-------- Data block

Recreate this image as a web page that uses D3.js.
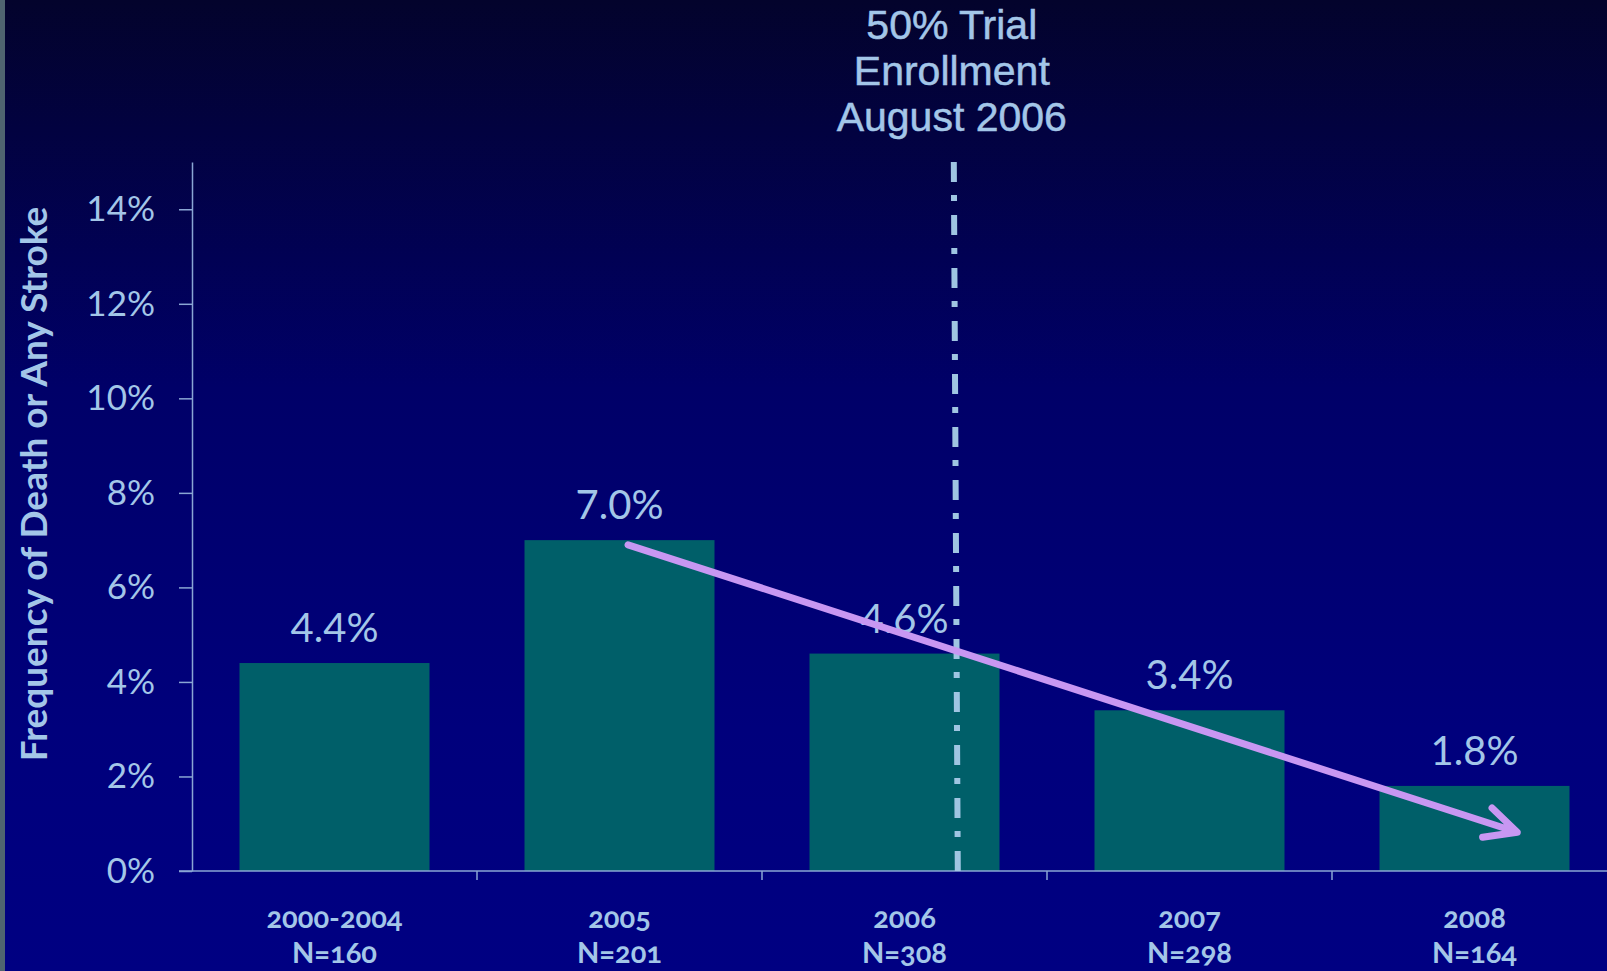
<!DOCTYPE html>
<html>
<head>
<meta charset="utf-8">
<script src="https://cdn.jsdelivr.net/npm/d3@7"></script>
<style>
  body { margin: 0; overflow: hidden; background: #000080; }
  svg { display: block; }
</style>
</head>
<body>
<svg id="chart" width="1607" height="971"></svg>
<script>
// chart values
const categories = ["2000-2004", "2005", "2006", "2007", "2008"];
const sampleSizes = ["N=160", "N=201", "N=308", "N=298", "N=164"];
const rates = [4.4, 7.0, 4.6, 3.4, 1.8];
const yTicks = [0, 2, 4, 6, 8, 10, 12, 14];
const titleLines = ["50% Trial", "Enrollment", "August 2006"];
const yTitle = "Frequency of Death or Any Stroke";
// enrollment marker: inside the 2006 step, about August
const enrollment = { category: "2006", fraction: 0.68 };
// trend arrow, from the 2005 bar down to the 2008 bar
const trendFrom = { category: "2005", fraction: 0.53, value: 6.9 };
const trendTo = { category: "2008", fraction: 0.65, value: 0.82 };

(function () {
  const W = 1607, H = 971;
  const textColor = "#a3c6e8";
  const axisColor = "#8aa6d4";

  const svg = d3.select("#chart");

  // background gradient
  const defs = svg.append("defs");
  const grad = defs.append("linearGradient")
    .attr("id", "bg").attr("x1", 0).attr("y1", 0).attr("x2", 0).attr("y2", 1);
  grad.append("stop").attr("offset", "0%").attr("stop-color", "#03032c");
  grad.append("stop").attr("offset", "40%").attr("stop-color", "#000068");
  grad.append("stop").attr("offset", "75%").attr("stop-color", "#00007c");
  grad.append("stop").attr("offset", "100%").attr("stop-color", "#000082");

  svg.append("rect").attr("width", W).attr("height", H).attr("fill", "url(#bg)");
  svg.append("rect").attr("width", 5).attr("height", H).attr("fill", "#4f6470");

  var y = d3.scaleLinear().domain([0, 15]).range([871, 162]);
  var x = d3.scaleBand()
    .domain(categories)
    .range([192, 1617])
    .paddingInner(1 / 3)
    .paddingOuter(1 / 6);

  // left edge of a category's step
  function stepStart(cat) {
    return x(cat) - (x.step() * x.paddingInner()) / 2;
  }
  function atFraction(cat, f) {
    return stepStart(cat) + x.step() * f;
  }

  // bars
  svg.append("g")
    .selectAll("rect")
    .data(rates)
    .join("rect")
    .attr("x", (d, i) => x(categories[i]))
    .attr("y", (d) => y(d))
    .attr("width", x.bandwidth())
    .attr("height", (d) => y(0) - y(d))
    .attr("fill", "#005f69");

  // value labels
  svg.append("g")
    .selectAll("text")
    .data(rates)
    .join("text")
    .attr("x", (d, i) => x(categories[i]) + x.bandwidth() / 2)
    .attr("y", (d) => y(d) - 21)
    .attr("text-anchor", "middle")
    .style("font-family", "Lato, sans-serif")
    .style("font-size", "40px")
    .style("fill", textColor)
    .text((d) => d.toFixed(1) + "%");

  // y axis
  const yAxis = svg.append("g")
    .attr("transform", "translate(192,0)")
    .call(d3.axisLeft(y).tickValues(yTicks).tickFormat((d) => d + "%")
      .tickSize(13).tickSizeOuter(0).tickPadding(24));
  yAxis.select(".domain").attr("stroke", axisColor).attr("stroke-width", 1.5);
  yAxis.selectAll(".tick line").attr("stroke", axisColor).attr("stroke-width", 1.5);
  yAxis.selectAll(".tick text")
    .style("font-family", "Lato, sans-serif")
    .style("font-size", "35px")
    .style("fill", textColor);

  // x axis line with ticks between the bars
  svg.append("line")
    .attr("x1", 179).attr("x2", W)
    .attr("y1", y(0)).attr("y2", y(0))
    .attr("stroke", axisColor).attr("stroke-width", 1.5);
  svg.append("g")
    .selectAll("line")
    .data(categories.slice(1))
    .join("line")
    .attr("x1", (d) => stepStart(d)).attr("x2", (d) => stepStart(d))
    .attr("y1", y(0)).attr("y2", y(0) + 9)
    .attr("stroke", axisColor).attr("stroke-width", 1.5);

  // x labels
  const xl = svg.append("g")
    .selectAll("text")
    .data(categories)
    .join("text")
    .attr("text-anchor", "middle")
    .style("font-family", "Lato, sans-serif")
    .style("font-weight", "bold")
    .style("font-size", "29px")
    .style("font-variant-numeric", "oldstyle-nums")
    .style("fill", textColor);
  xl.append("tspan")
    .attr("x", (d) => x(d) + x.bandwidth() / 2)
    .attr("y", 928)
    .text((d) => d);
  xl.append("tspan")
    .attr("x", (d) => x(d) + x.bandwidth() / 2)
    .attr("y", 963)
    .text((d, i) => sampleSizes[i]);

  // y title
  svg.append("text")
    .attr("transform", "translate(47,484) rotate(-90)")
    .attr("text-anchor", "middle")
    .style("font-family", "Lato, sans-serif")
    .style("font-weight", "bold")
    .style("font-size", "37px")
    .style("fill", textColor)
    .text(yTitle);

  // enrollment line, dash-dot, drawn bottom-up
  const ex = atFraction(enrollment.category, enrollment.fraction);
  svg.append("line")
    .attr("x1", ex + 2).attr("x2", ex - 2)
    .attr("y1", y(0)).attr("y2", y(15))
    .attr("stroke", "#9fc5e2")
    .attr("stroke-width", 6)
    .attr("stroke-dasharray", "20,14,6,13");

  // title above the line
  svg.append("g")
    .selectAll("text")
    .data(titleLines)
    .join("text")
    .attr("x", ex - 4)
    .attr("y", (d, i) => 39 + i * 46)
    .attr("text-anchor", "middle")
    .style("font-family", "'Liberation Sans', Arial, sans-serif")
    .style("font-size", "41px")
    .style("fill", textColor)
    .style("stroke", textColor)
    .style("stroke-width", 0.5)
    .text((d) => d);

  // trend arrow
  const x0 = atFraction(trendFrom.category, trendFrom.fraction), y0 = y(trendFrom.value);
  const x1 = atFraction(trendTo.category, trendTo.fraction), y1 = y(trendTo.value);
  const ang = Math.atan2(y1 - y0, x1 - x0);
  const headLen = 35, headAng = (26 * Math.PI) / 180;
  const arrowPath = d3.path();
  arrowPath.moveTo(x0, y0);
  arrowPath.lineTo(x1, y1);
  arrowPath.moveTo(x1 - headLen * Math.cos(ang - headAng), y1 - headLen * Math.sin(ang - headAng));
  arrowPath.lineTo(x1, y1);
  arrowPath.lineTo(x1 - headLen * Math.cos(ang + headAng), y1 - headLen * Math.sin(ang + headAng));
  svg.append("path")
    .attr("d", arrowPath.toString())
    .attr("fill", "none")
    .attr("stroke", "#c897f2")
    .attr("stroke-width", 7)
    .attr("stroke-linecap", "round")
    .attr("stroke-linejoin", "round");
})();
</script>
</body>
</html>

----------------

What you need to do> From the material above, reproduce everything verbatim except the pictures.

Output of the task>
Recreate this image as a web page that uses D3.js.
<!DOCTYPE html>
<html>
<head>
<meta charset="utf-8">
<script src="https://cdn.jsdelivr.net/npm/d3@7"></script>
<style>
  body { margin: 0; overflow: hidden; background: #000080; }
  svg { display: block; }
</style>
</head>
<body>
<svg id="chart" width="1607" height="971"></svg>
<script>
// chart values
const categories = ["2000-2004", "2005", "2006", "2007", "2008"];
const sampleSizes = ["N=160", "N=201", "N=308", "N=298", "N=164"];
const rates = [4.4, 7.0, 4.6, 3.4, 1.8];
const yTicks = [0, 2, 4, 6, 8, 10, 12, 14];
const titleLines = ["50% Trial", "Enrollment", "August 2006"];
const yTitle = "Frequency of Death or Any Stroke";
// enrollment marker: inside the 2006 step, about August
const enrollment = { category: "2006", fraction: 0.68 };
// trend arrow, from the 2005 bar down to the 2008 bar
const trendFrom = { category: "2005", fraction: 0.53, value: 6.9 };
const trendTo = { category: "2008", fraction: 0.65, value: 0.82 };

(function () {
  const W = 1607, H = 971;
  const textColor = "#a3c6e8";
  const axisColor = "#8aa6d4";

  const svg = d3.select("#chart");

  // background gradient
  const defs = svg.append("defs");
  const grad = defs.append("linearGradient")
    .attr("id", "bg").attr("x1", 0).attr("y1", 0).attr("x2", 0).attr("y2", 1);
  grad.append("stop").attr("offset", "0%").attr("stop-color", "#03032c");
  grad.append("stop").attr("offset", "40%").attr("stop-color", "#000068");
  grad.append("stop").attr("offset", "75%").attr("stop-color", "#00007c");
  grad.append("stop").attr("offset", "100%").attr("stop-color", "#000082");

  svg.append("rect").attr("width", W).attr("height", H).attr("fill", "url(#bg)");
  svg.append("rect").attr("width", 5).attr("height", H).attr("fill", "#4f6470");

  var y = d3.scaleLinear().domain([0, 15]).range([871, 162]);
  var x = d3.scaleBand()
    .domain(categories)
    .range([192, 1617])
    .paddingInner(1 / 3)
    .paddingOuter(1 / 6);

  // left edge of a category's step
  function stepStart(cat) {
    return x(cat) - (x.step() * x.paddingInner()) / 2;
  }
  function atFraction(cat, f) {
    return stepStart(cat) + x.step() * f;
  }

  // bars
  svg.append("g")
    .selectAll("rect")
    .data(rates)
    .join("rect")
    .attr("x", (d, i) => x(categories[i]))
    .attr("y", (d) => y(d))
    .attr("width", x.bandwidth())
    .attr("height", (d) => y(0) - y(d))
    .attr("fill", "#005f69");

  // value labels
  svg.append("g")
    .selectAll("text")
    .data(rates)
    .join("text")
    .attr("x", (d, i) => x(categories[i]) + x.bandwidth() / 2)
    .attr("y", (d) => y(d) - 21)
    .attr("text-anchor", "middle")
    .style("font-family", "Lato, sans-serif")
    .style("font-size", "40px")
    .style("fill", textColor)
    .text((d) => d.toFixed(1) + "%");

  // y axis
  const yAxis = svg.append("g")
    .attr("transform", "translate(192,0)")
    .call(d3.axisLeft(y).tickValues(yTicks).tickFormat((d) => d + "%")
      .tickSize(13).tickSizeOuter(0).tickPadding(24));
  yAxis.select(".domain").attr("stroke", axisColor).attr("stroke-width", 1.5);
  yAxis.selectAll(".tick line").attr("stroke", axisColor).attr("stroke-width", 1.5);
  yAxis.selectAll(".tick text")
    .style("font-family", "Lato, sans-serif")
    .style("font-size", "35px")
    .style("fill", textColor);

  // x axis line with ticks between the bars
  svg.append("line")
    .attr("x1", 179).attr("x2", W)
    .attr("y1", y(0)).attr("y2", y(0))
    .attr("stroke", axisColor).attr("stroke-width", 1.5);
  svg.append("g")
    .selectAll("line")
    .data(categories.slice(1))
    .join("line")
    .attr("x1", (d) => stepStart(d)).attr("x2", (d) => stepStart(d))
    .attr("y1", y(0)).attr("y2", y(0) + 9)
    .attr("stroke", axisColor).attr("stroke-width", 1.5);

  // x labels
  const xl = svg.append("g")
    .selectAll("text")
    .data(categories)
    .join("text")
    .attr("text-anchor", "middle")
    .style("font-family", "Lato, sans-serif")
    .style("font-weight", "bold")
    .style("font-size", "29px")
    .style("font-variant-numeric", "oldstyle-nums")
    .style("fill", textColor);
  xl.append("tspan")
    .attr("x", (d) => x(d) + x.bandwidth() / 2)
    .attr("y", 928)
    .text((d) => d);
  xl.append("tspan")
    .attr("x", (d) => x(d) + x.bandwidth() / 2)
    .attr("y", 963)
    .text((d, i) => sampleSizes[i]);

  // y title
  svg.append("text")
    .attr("transform", "translate(47,484) rotate(-90)")
    .attr("text-anchor", "middle")
    .style("font-family", "Lato, sans-serif")
    .style("font-weight", "bold")
    .style("font-size", "37px")
    .style("fill", textColor)
    .text(yTitle);

  // enrollment line, dash-dot, drawn bottom-up
  const ex = atFraction(enrollment.category, enrollment.fraction);
  svg.append("line")
    .attr("x1", ex + 2).attr("x2", ex - 2)
    .attr("y1", y(0)).attr("y2", y(15))
    .attr("stroke", "#9fc5e2")
    .attr("stroke-width", 6)
    .attr("stroke-dasharray", "20,14,6,13");

  // title above the line
  svg.append("g")
    .selectAll("text")
    .data(titleLines)
    .join("text")
    .attr("x", ex - 4)
    .attr("y", (d, i) => 39 + i * 46)
    .attr("text-anchor", "middle")
    .style("font-family", "'Liberation Sans', Arial, sans-serif")
    .style("font-size", "41px")
    .style("fill", textColor)
    .style("stroke", textColor)
    .style("stroke-width", 0.5)
    .text((d) => d);

  // trend arrow
  const x0 = atFraction(trendFrom.category, trendFrom.fraction), y0 = y(trendFrom.value);
  const x1 = atFraction(trendTo.category, trendTo.fraction), y1 = y(trendTo.value);
  const ang = Math.atan2(y1 - y0, x1 - x0);
  const headLen = 35, headAng = (26 * Math.PI) / 180;
  const arrowPath = d3.path();
  arrowPath.moveTo(x0, y0);
  arrowPath.lineTo(x1, y1);
  arrowPath.moveTo(x1 - headLen * Math.cos(ang - headAng), y1 - headLen * Math.sin(ang - headAng));
  arrowPath.lineTo(x1, y1);
  arrowPath.lineTo(x1 - headLen * Math.cos(ang + headAng), y1 - headLen * Math.sin(ang + headAng));
  svg.append("path")
    .attr("d", arrowPath.toString())
    .attr("fill", "none")
    .attr("stroke", "#c897f2")
    .attr("stroke-width", 7)
    .attr("stroke-linecap", "round")
    .attr("stroke-linejoin", "round");
})();
</script>
</body>
</html>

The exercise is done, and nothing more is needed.